New Anti Aging Drug Turns Old Mice Into Youngster

The Buck Institute for Research On Aging in California and the Erasmus University in the Netherlands may have found a solution to ageing. They have developed what was described as a chemical torpedo, which they injected into mice, and it went straight to the senescent cells and killed them and left the healthy cells alone. Scientists have long believed that it is the senescent cells that cause ageing in people. However being able to get rid of them, and making sure that the normal and healthy cells aren’t hurt, has been something of a challenge.

Dr Francis Rodeir from the University of Montreal said that this has been the first time that researchers have been able to show that they can actually do away with senescent cells with there being no side effects. The old mice were given the drug and then their straggly fur began to regrow until they had coats that were luscious, while researchers also saw improvements to the kidney and liver functions of the mice. The mice were more energetic and instead of sleeping, as they had been previously, they took to running around on the wheel in their cage.


The drug given to the mice wasn’t a synthetic chemical; instead, it was a small peptide consisting of amino acid, which is said to be the building block of protein. Peptide drugs have previously been used in stroke therapy and researchers said that they will begin trials on human safety soon. This research has given the first real glimmer of hope for being able to destroy senescent cells in people and it is said to be a landmark advance in that field.
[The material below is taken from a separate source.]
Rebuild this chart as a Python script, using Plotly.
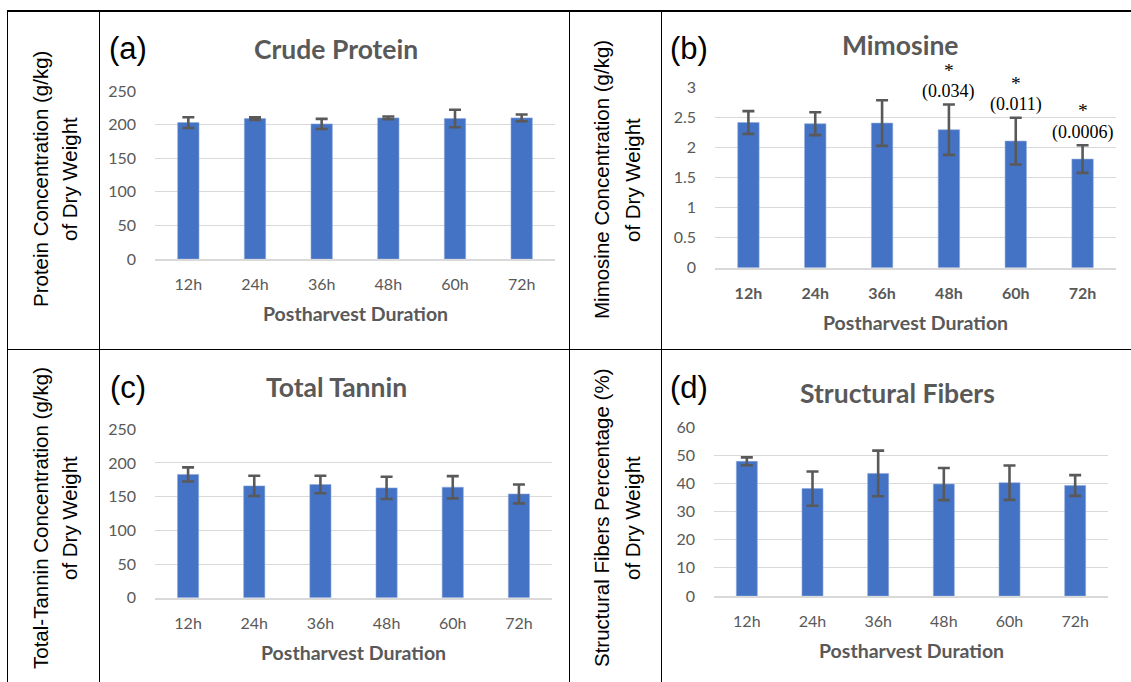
import plotly.graph_objects as go

W, H = 1131, 682

# ---- data -------------------------------------------------------------
durations = ["12h", "24h", "36h", "48h", "60h", "72h"]

protein = [203, 209, 201, 210, 209, 210]
protein_sd = [8, 2, 7.5, 2, 13, 5]

mimosine = [2.42, 2.40, 2.41, 2.30, 2.11, 1.81]
mimosine_sd = [0.19, 0.19, 0.38, 0.42, 0.39, 0.23]
mimosine_p = [None, None, None, "0.034", "0.011", "0.0006"]

tannin = [183, 166, 168, 163, 164, 154]
tannin_sd = [10.5, 15, 13, 16.5, 16.5, 14]

fibers = [47.9, 38.2, 43.6, 39.8, 40.3, 39.3]
fibers_sd = [1.4, 6.1, 8.1, 5.7, 6.1, 3.7]

# ---- styling ----------------------------------------------------------
BAR = "#4472C4"
GREY = "#595959"
GRID = "#D9D9D9"
SANS = "Lato"
ARIAL = "Liberation Sans"
SERIF = "Liberation Serif"


def px_x(v):
    return v / W


def px_y(v):
    return 1 - v / H


panels = [
    dict(vals=protein, sd=protein_sd, xd=(155, 555), yd=(91, 259), rng=250, dt=50, bold=False,
         title="Crude Protein", tpos=(336, 49), letter="(a)", lpos=(107, 48),
         ylab=("Protein Concentration (g/kg)", "of Dry Weight"), ypos=(40, 69, 179),
         xt=313),
    dict(vals=mimosine, sd=mimosine_sd, xd=(715, 1116), yd=(87.7, 267.7), rng=3, dt=0.5, bold=True,
         title="Mimosine", tpos=(900, 45), letter="(b)", lpos=(668, 48),
         ylab=("Mimosine Concentration (g/kg)", "of Dry Weight"), ypos=(601, 632, 180),
         xt=322),
    dict(vals=tannin, sd=tannin_sd, xd=(155, 552), yd=(429.3, 597.7), rng=250, dt=50, bold=False,
         title="Total Tannin", tpos=(336, 387), letter="(c)", lpos=(108, 387),
         ylab=("Total-Tannin Concentration (g/kg)", "of Dry Weight"), ypos=(40, 69, 518),
         xt=652),
    dict(vals=fibers, sd=fibers_sd, xd=(714, 1108), yd=(427.3, 596), rng=60, dt=10, bold=False,
         title="Structural Fibers", tpos=(897, 393), letter="(d)", lpos=(668, 387),
         ylab=("Structural Fibers Percentage (%)", "of Dry Weight"), ypos=(601, 632, 518),
         xt=650),
]

fig = go.Figure()
annotations = []

for i, p in enumerate(panels, start=1):
    xa = "x" if i == 1 else f"x{i}"
    ya = "y" if i == 1 else f"y{i}"
    fig.add_trace(go.Bar(
        x=durations, y=p["vals"], xaxis=xa, yaxis=ya, width=0.32,
        marker=dict(color=BAR, line=dict(color="#8FAADC", width=0.6)),
        error_y=dict(type="data", array=p["sd"], visible=True,
                     color=GREY, thickness=2.6, width=6),
        showlegend=False, hoverinfo="skip",
    ))

    tickfont = dict(family=SANS, size=16, color=GREY)
    xfont = dict(tickfont)
    if p["bold"]:
        xfont["weight"] = "bold"
    fig.layout[f"xaxis{'' if i == 1 else i}"] = dict(
        domain=[px_x(p["xd"][0]), px_x(p["xd"][1])], anchor=ya, automargin=False,
        type="category", showgrid=False, showline=True, linecolor=GRID, linewidth=1.5,
        ticks="", tickfont=xfont, ticklabelstandoff=10, fixedrange=True,
    )
    fig.layout[f"yaxis{'' if i == 1 else i}"] = dict(
        domain=[px_y(p["yd"][1]), px_y(p["yd"][0])], anchor=xa, automargin=False,
        range=[0, p["rng"]], dtick=p["dt"], tick0=0,
        showgrid=True, gridcolor=GRID, gridwidth=1, zeroline=False, showline=False,
        ticks="", tickfont=tickfont, ticklabelstandoff=18, fixedrange=True,
    )

    # chart title
    annotations.append(dict(
        text=p["title"], x=px_x(p["tpos"][0]), y=px_y(p["tpos"][1]),
        xref="paper", yref="paper", xanchor="center", yanchor="middle", showarrow=False,
        font=dict(family=SANS, size=26.5, color=GREY, weight="bold"),
    ))
    # panel letter
    annotations.append(dict(
        text=p["letter"], x=px_x(p["lpos"][0]), y=px_y(p["lpos"][1]),
        xref="paper", yref="paper", xanchor="left", yanchor="middle", showarrow=False,
        font=dict(family=ARIAL, size=31, color="#000000"),
    ))
    # x-axis title
    annotations.append(dict(
        text="Postharvest Duration", x=(px_x(p["xd"][0]) + px_x(p["xd"][1])) / 2,
        y=px_y(p["xt"]), xref="paper", yref="paper", xanchor="center", yanchor="middle",
        showarrow=False, font=dict(family=SANS, size=19.5, color=GREY, weight="bold"),
    ))
    # y-axis title (two rotated lines in the side column)
    for line, xp in zip(p["ylab"], p["ypos"][:2]):
        annotations.append(dict(
            text=line, x=px_x(xp), y=px_y(p["ypos"][2]), textangle=-90,
            xref="paper", yref="paper", xanchor="center", yanchor="middle", showarrow=False,
            font=dict(family=ARIAL, size=20.5, color="#000000"),
        ))

# significance marks above the mimosine error bars: p-value, with an asterisk above it
for cat, val, sd, pv in zip(durations, mimosine, mimosine_sd, mimosine_p):
    if pv is None:
        continue
    annotations.append(dict(
        text=f"({pv})", x=cat, y=val + sd, xref="x2", yref="y2",
        xanchor="center", yanchor="middle", yshift=13, showarrow=False,
        font=dict(family=SERIF, size=18, color="#000000"),
    ))
    annotations.append(dict(
        text="*", x=cat, y=val + sd, xref="x2", yref="y2",
        xanchor="center", yanchor="middle", yshift=34.5, showarrow=False,
        font=dict(family=SERIF, size=19.5, color="#000000"),
    ))

# table borders
shapes = []


def seg(x0, y0, x1, y1, w=1):
    shapes.append(dict(type="line", xref="paper", yref="paper",
                       x0=px_x(x0), y0=px_y(y0), x1=px_x(x1), y1=px_y(y1),
                       line=dict(color="#000000", width=w)))


seg(7, 11, W, 11, 2)
seg(7.5, 11, 7.5, H)
seg(99.5, 11, 99.5, H)
seg(569.5, 11, 569.5, H)
seg(661.5, 11, 661.5, H)
seg(7.5, 349.5, W, 349.5)

fig.update_layout(
    width=W, height=H, margin=dict(l=0, r=0, t=0, b=0, autoexpand=False),
    paper_bgcolor="#FFFFFF", plot_bgcolor="#FFFFFF",
    annotations=annotations, shapes=shapes, bargap=0.68,
)

fig.write_html("out.html", config={"displayModeBar": False})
When people age their cells accumulate damage to the DNA. While the cells do have mechanics that may be able to remedy minor problems, the damage does eventually become too much and this leaves the cell with a choice, either self-destruct, become cancerous or go into senescence. The senescent cells were originally thought to be helpful as they thwarted dangerous tumor formations. However a decade ago everything changed. Researchers found that the senescent cells actually secreted a lot of junk and that had a negative effect. Whether or not the darker side of the senescent cells pushes ageing isn’t known. 


Mice were genetically modified in Minnesota at the Mayo Clinic and the bodies killed off around 50% to 70% of the senescent cells automatically. Following treatment of six months, the mice showed they had stronger hearts, kidneys that were healthier and they also lived 20% longer. The researchers had never expected to see an improvement that was so dramatic. The study revealed that senescent cells without a shadow of a doubt contributed to ageing. If the senescent cells could be stopped then the ageing clock would also be stopped. But the biggest question for the researchers is how to make that work in a human being.
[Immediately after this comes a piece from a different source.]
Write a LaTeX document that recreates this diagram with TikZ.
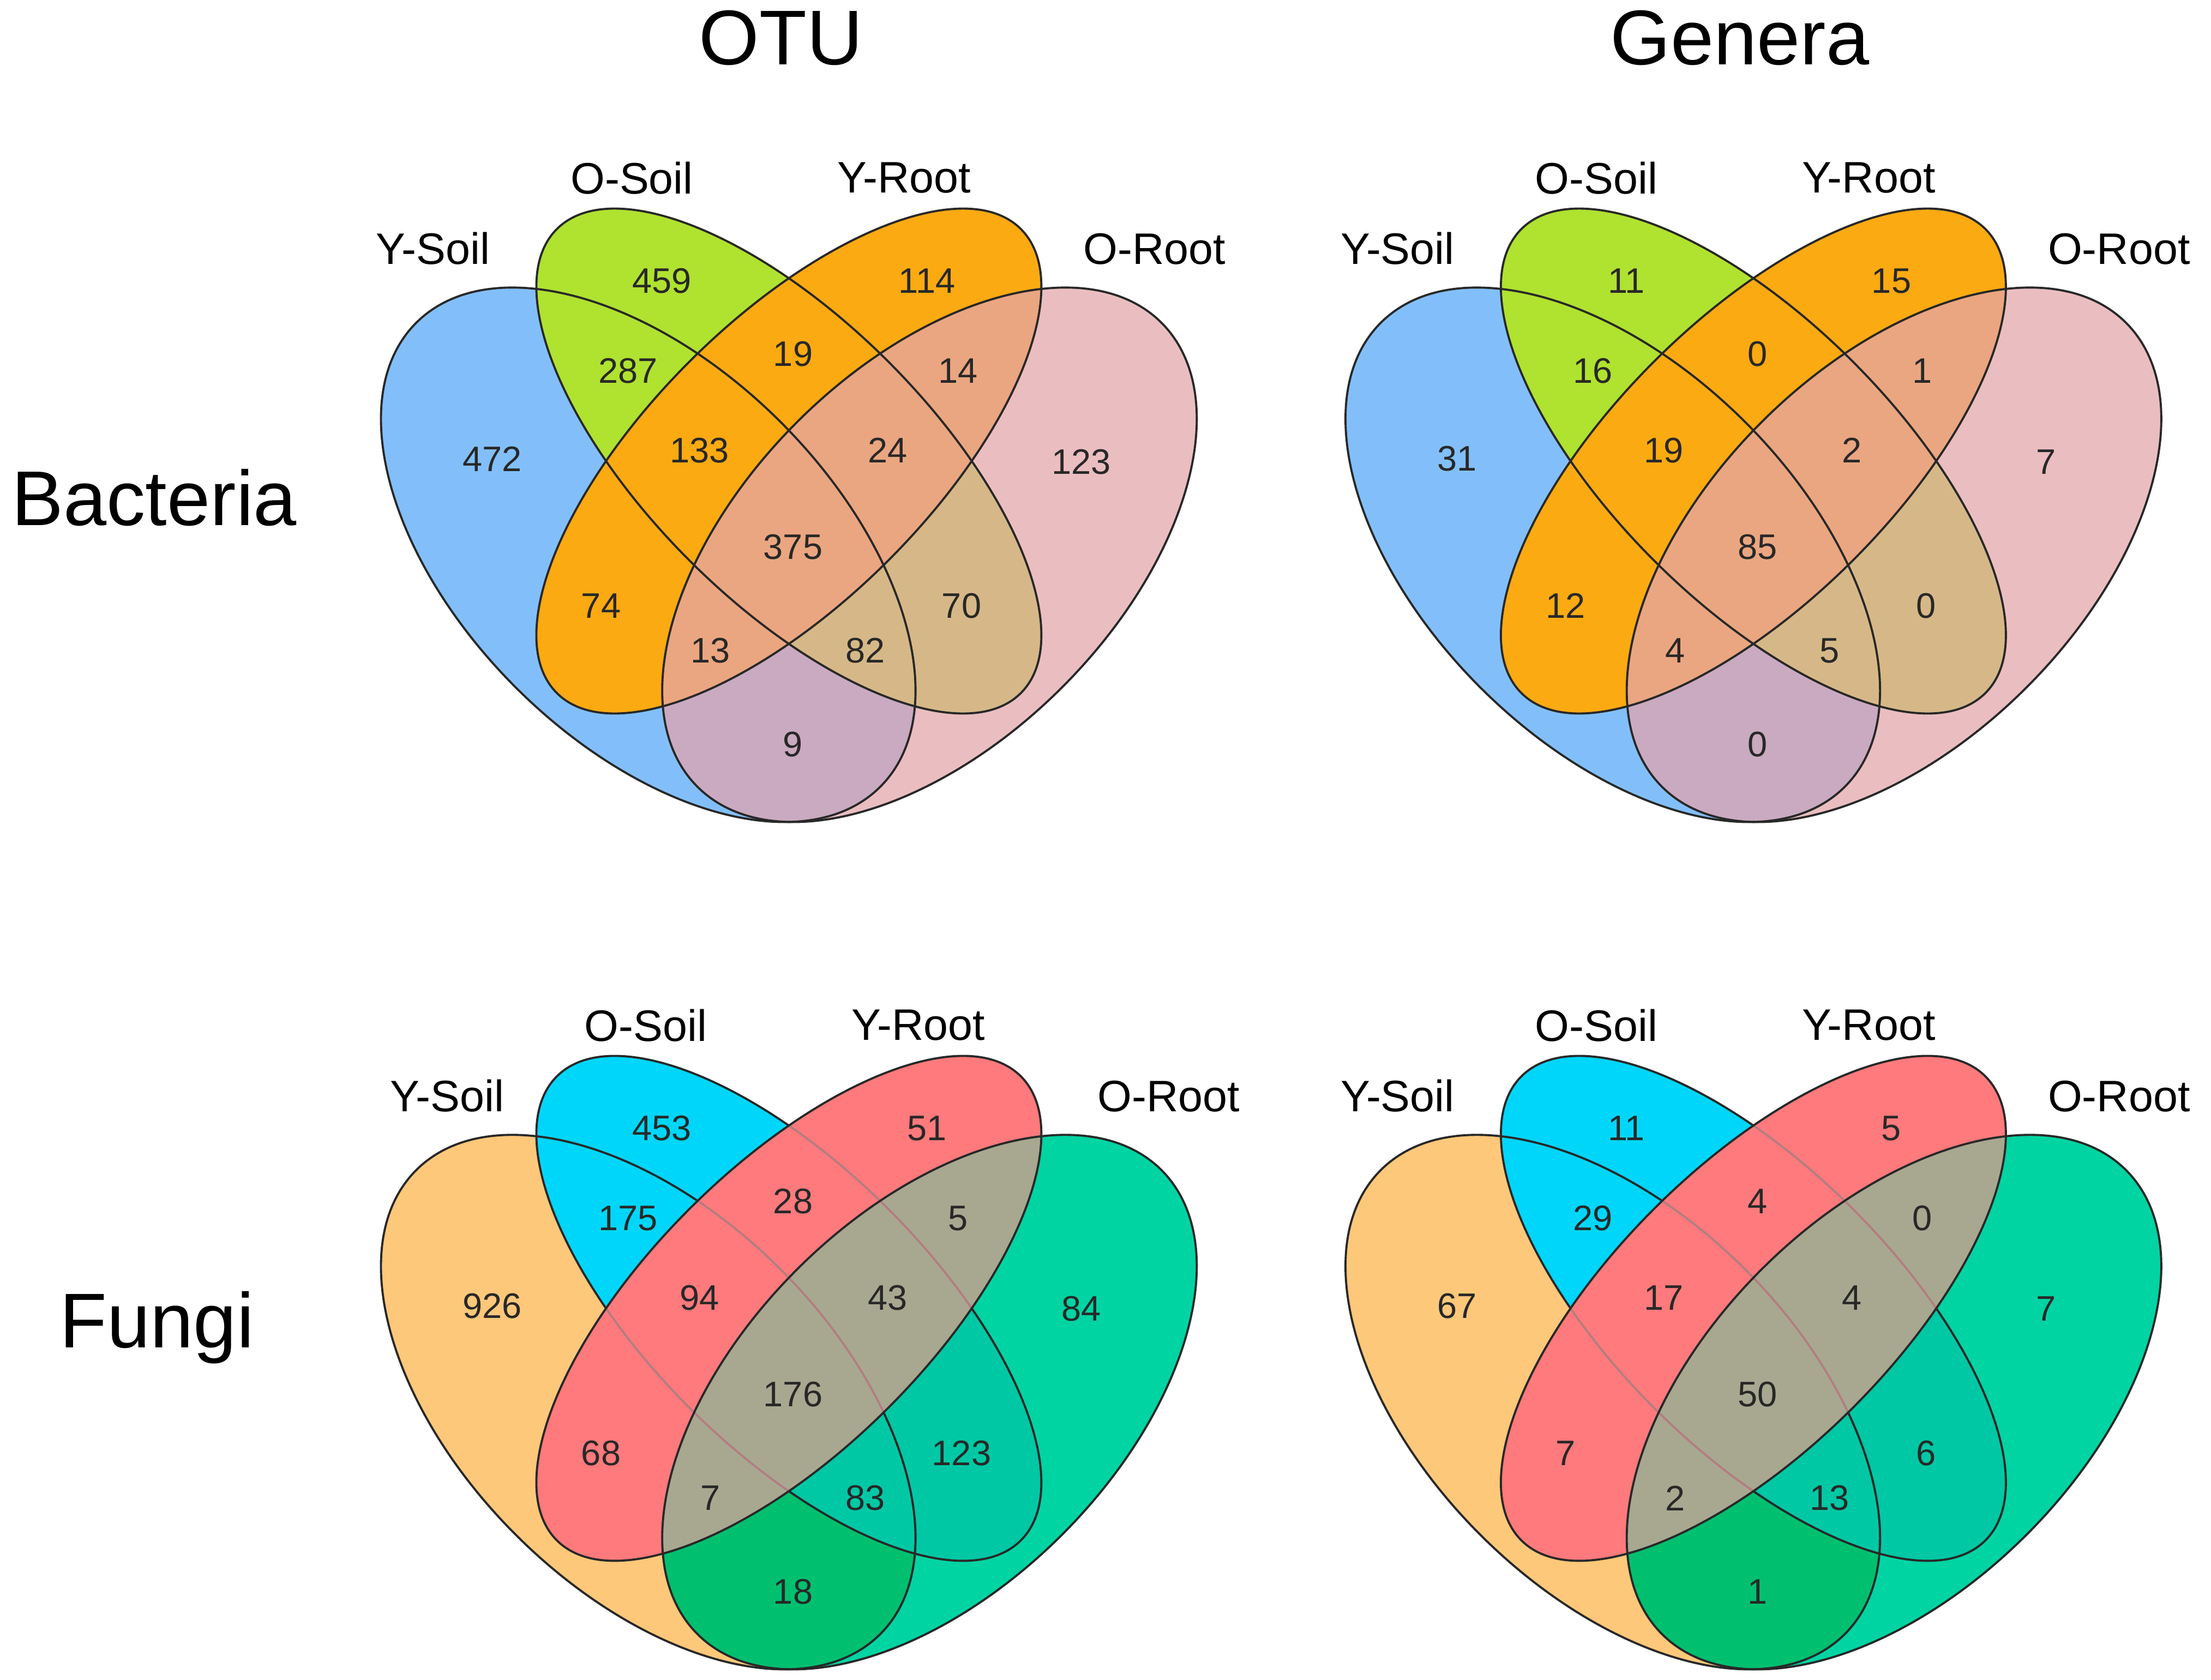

The team headed by De Keizer then came up with a great solution, if they find out what stops the senescent cells from committing suicide and then destroy it. They then found an attack strategy. DNA mutations in cells spur a protein with the name of p53 into acting and this, in turn, starts the apoptosis program. The senescent cell has a protein by the name of FOX04 and clings onto the p53 and doesn’t let go and so stops the p35 from doing what it does. The researchers then came up with the peptide drug that pushes its way in-between p53 and FOX04, freeing up the death protein and then convinces the cell to go into self-destruction.

Healthy cells have only low levels of FOX04, if they have any, so they are not affected by the effect of the drug. Peptide drugs have been too big to go into cells and this is one of the reasons why so few are found on the market. However, the researchers turned to technology that has only just become popular, cell penetrating peptides. They are peptides that are able to work their way into cells and organs following injection, making them more easily adapted to be used in human beings. Mice that had aged faster than usual were given the peptide and while the mice were only middle-aged, they had been in bad shape when the treatment began. Most had patches on their coat, along with having a posture that was hunched and was frail and lethargic. After just four weeks of the injections of the peptide, they showed dramatic transformation. Hair loss wasn’t something that had initially been planned on giving though to, yet the results simply could not be ignored, as the mice had regrown luscious coats.

The peptide injections rebooted the kidneys of the mice and they began filtering out chemicals that were toxic from their blood and they perked up. The mice had increased energy and no longer lay in their cages. The researchers likened the findings to an elderly person who used to walk with a bent back to suddenly jump up off the sofa and entering a marathon.

The researchers concluded that the peptide does seem to be a drug that is potent in restoring health following natural ageing. It could be a game changer in the fight against senescent cells and disease that they bring about. The team plan on testing the peptide first in people suffering an aggressive brain tumor, first trying it out in a dish and eventually moving on to people. Should the drug continue to remain safe, they will then consider testing it on ageing itself along with diseases that are age related.